__Aim of the exercise__:
Return all the entries exactly, keeping pictures out.
*-*-*
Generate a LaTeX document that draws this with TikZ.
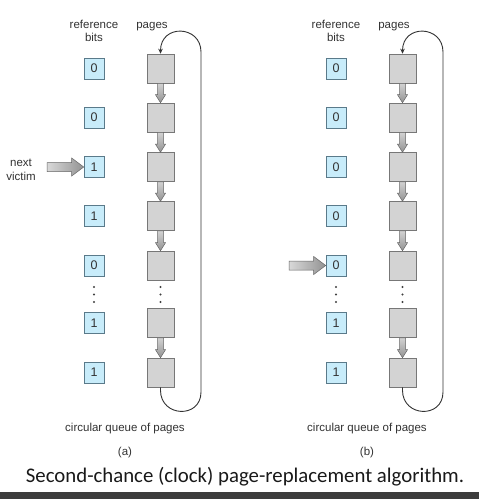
\documentclass[tikz,border=0pt]{standalone}
\usepackage{fontspec}
\setmainfont{Liberation Sans}
\newfontfamily\capfont{Carlito}
\usetikzlibrary{calc,arrows.meta}
\definecolor{bitfill}{HTML}{C8ECFA}
\definecolor{bitdraw}{HTML}{5A7A8A}
\definecolor{pagefill}{HTML}{D3D3D3}
\definecolor{pagedraw}{HTML}{777777}
\definecolor{barcol}{HTML}{3C3C3C}
\definecolor{txt}{HTML}{333333}
\newcommand\varrow[2]{\path[fatarrowv] let \p1=(#1.south), \p2=(#2.north) in
  (\x1-3pt,\y1) -- (\x1+3pt,\y1) -- (\x1+3pt,\y2+8pt) -- (\x1+5pt,\y2+8pt) -- (\x1,\y2)
  -- (\x1-5pt,\y2+8pt) -- (\x1-3pt,\y2+8pt) -- cycle;}
\newcommand\harrow[2]{\path[fatarrowh] let \p1=(#1), \p2=(#2.west) in
  (\x1,\y2+4.5pt) -- (\x2-12pt,\y2+4.5pt) -- (\x2-12pt,\y2+9pt) -- (\x2,\y2)
  -- (\x2-12pt,\y2-9pt) -- (\x2-12pt,\y2-4.5pt) -- (\x1,\y2-4.5pt) -- cycle;}
\begin{document}
\begin{tikzpicture}[x=1pt,y=-1pt,
  bitbox/.style={draw=bitdraw, fill=bitfill, minimum width=20pt, minimum height=21pt,
    inner sep=0pt, line width=0.6pt, text=txt, font=\fontsize{12.5}{13}\selectfont},
  pagebox/.style={draw=pagedraw, fill=pagefill, minimum width=27pt, minimum height=29pt,
    inner sep=0pt, line width=0.6pt},
  lbl/.style={font=\fontsize{11.5}{13}\selectfont, text=txt, anchor=base, inner sep=0pt},
  loopline/.style={draw=black!80, line width=0.9pt},
  fatarrowv/.style={draw=black!60, line width=0.5pt, top color=gray!35, bottom color=gray!85},
  fatarrowh/.style={draw=black!60, line width=0.5pt, left color=gray!30, right color=gray!85},
  dotmark/.style={fill=black!75}]
\useasboundingbox (0,0) rectangle (479,499);
\fill[white] (0,0) rectangle (479,499);

\foreach \pn/\ox/\bits/\vic in {a/0/{0,0,1,1,0,1,1}/3, b/242/{0,0,0,0,0,1,1}/5}{
  \node[lbl] (\pn-ref) at (94+\ox,28) {reference};
  \node[lbl] (\pn-bits) at (94+\ox,41) {bits};
  \node[lbl] (\pn-pages) at (152+\ox,28) {pages};
  \foreach \v [count=\i] in \bits {
    \pgfmathsetmacro\yy{{68.5,117.5,167,216,265.5,323,372.5}[\i-1]}
    \node[bitbox] (\pn-b\i) at (94+\ox,\yy) {\v};
    \node[pagebox] (\pn-p\i) at (160.5+\ox,\yy) {};
  }
  \foreach \i/\j in {1/2,2/3,3/4,4/5,6/7} {\varrow{\pn-p\i}{\pn-p\j}}
  \foreach \dy in {287,294.5,302} {
    \fill[dotmark] (94+\ox,\dy) circle (1.1pt);
    \fill[dotmark] (160.5+\ox,\dy) circle (1.1pt);
  }
  \coordinate (\pn-rt) at (201+\ox,52);
  \coordinate (\pn-rb) at (201+\ox,392);
  \draw[loopline, -{Stealth[length=5pt,width=4.5pt]}] (\pn-p7.south) -- ++(0,3)
    .. controls +(0,27) and +(0,27) .. (\pn-rb) -- (\pn-rt)
    .. controls +(0,-27) and +(0,-27) .. ($(\pn-p1.north)+(0,-3)$) -- (\pn-p1.north);
  \coordinate (\pn-tail) at (47+\ox,167);
  \harrow{\pn-tail}{\pn-b\vic}
  \node[lbl] (\pn-cq) at (125+\ox,431) {circular queue of pages};
  \node[lbl] (\pn-lab) at (125+\ox,455) {(\pn)};
}
\node[lbl] (nv1) at (21,166) {next};
\node[lbl] (nv2) at (21,180) {victim};
\node[font=\capfont\fontsize{20.8}{24}\selectfont, anchor=base, inner sep=0pt, text=black!90] (cap) at (245,482) {Second-chance (clock) page-replacement algorithm.};
\fill[barcol] (0,492) rectangle (479,499);
\end{tikzpicture}
\end{document}
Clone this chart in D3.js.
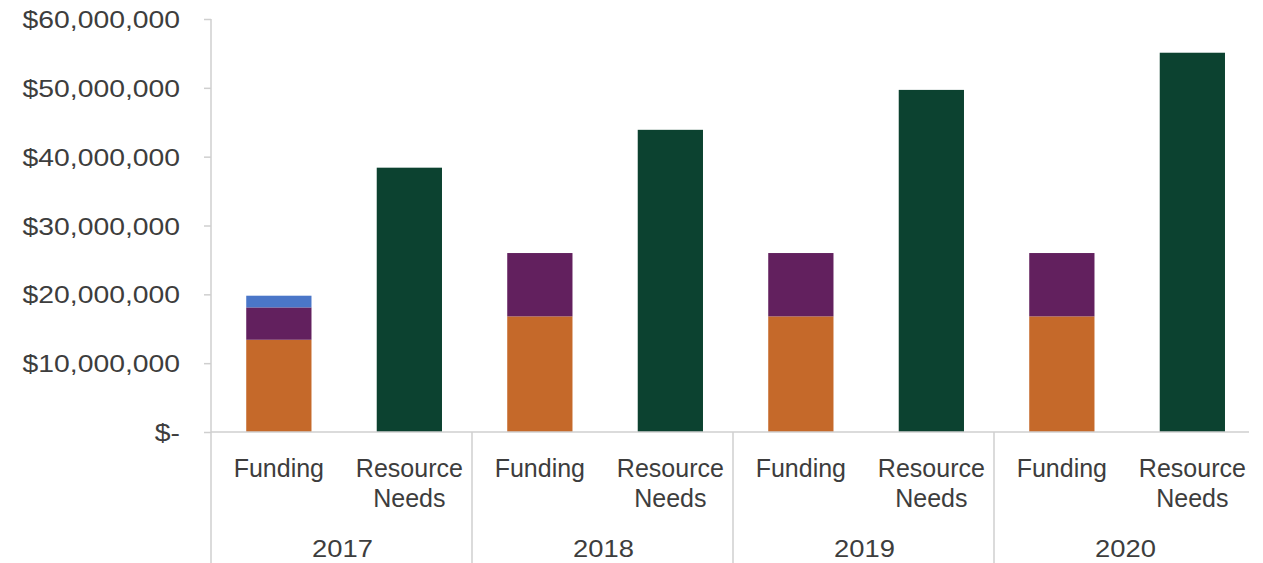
*-*-*
__Solution to this task__:
Generate a LaTeX document that draws this with TikZ.
\documentclass[tikz,border=0pt]{standalone}
\usepackage{fontspec}
\setmainfont{Liberation Sans}
\newfontfamily\capfont{Carlito}
\usetikzlibrary{calc,arrows.meta}
\definecolor{bitfill}{HTML}{C8ECFA}
\definecolor{bitdraw}{HTML}{5A7A8A}
\definecolor{pagefill}{HTML}{D3D3D3}
\definecolor{pagedraw}{HTML}{777777}
\definecolor{barcol}{HTML}{3C3C3C}
\definecolor{txt}{HTML}{333333}
\newcommand\varrow[2]{\path[fatarrowv] let \p1=(#1.south), \p2=(#2.north) in
  (\x1-3pt,\y1) -- (\x1+3pt,\y1) -- (\x1+3pt,\y2+8pt) -- (\x1+5pt,\y2+8pt) -- (\x1,\y2)
  -- (\x1-5pt,\y2+8pt) -- (\x1-3pt,\y2+8pt) -- cycle;}
\newcommand\harrow[2]{\path[fatarrowh] let \p1=(#1), \p2=(#2.west) in
  (\x1,\y2+4.5pt) -- (\x2-12pt,\y2+4.5pt) -- (\x2-12pt,\y2+9pt) -- (\x2,\y2)
  -- (\x2-12pt,\y2-9pt) -- (\x2-12pt,\y2-4.5pt) -- (\x1,\y2-4.5pt) -- cycle;}
\begin{document}
\begin{tikzpicture}[x=1pt,y=-1pt,
  bitbox/.style={draw=bitdraw, fill=bitfill, minimum width=20pt, minimum height=21pt,
    inner sep=0pt, line width=0.6pt, text=txt, font=\fontsize{12.5}{13}\selectfont},
  pagebox/.style={draw=pagedraw, fill=pagefill, minimum width=27pt, minimum height=29pt,
    inner sep=0pt, line width=0.6pt},
  lbl/.style={font=\fontsize{11.5}{13}\selectfont, text=txt, anchor=base, inner sep=0pt},
  loopline/.style={draw=black!80, line width=0.9pt},
  fatarrowv/.style={draw=black!60, line width=0.5pt, top color=gray!35, bottom color=gray!85},
  fatarrowh/.style={draw=black!60, line width=0.5pt, left color=gray!30, right color=gray!85},
  dotmark/.style={fill=black!75}]
\useasboundingbox (0,0) rectangle (479,499);
\fill[white] (0,0) rectangle (479,499);

\foreach \pn/\ox/\bits/\vic in {a/0/{0,0,1,1,0,1,1}/3, b/242/{0,0,0,0,0,1,1}/5}{
  \node[lbl] (\pn-ref) at (94+\ox,28) {reference};
  \node[lbl] (\pn-bits) at (94+\ox,41) {bits};
  \node[lbl] (\pn-pages) at (152+\ox,28) {pages};
  \foreach \v [count=\i] in \bits {
    \pgfmathsetmacro\yy{{68.5,117.5,167,216,265.5,323,372.5}[\i-1]}
    \node[bitbox] (\pn-b\i) at (94+\ox,\yy) {\v};
    \node[pagebox] (\pn-p\i) at (160.5+\ox,\yy) {};
  }
  \foreach \i/\j in {1/2,2/3,3/4,4/5,6/7} {\varrow{\pn-p\i}{\pn-p\j}}
  \foreach \dy in {287,294.5,302} {
    \fill[dotmark] (94+\ox,\dy) circle (1.1pt);
    \fill[dotmark] (160.5+\ox,\dy) circle (1.1pt);
  }
  \coordinate (\pn-rt) at (201+\ox,52);
  \coordinate (\pn-rb) at (201+\ox,392);
  \draw[loopline, -{Stealth[length=5pt,width=4.5pt]}] (\pn-p7.south) -- ++(0,3)
    .. controls +(0,27) and +(0,27) .. (\pn-rb) -- (\pn-rt)
    .. controls +(0,-27) and +(0,-27) .. ($(\pn-p1.north)+(0,-3)$) -- (\pn-p1.north);
  \coordinate (\pn-tail) at (47+\ox,167);
  \harrow{\pn-tail}{\pn-b\vic}
  \node[lbl] (\pn-cq) at (125+\ox,431) {circular queue of pages};
  \node[lbl] (\pn-lab) at (125+\ox,455) {(\pn)};
}
\node[lbl] (nv1) at (21,166) {next};
\node[lbl] (nv2) at (21,180) {victim};
\node[font=\capfont\fontsize{20.8}{24}\selectfont, anchor=base, inner sep=0pt, text=black!90] (cap) at (245,482) {Second-chance (clock) page-replacement algorithm.};
\fill[barcol] (0,492) rectangle (479,499);
\end{tikzpicture}
\end{document}
Clone this chart in D3.js.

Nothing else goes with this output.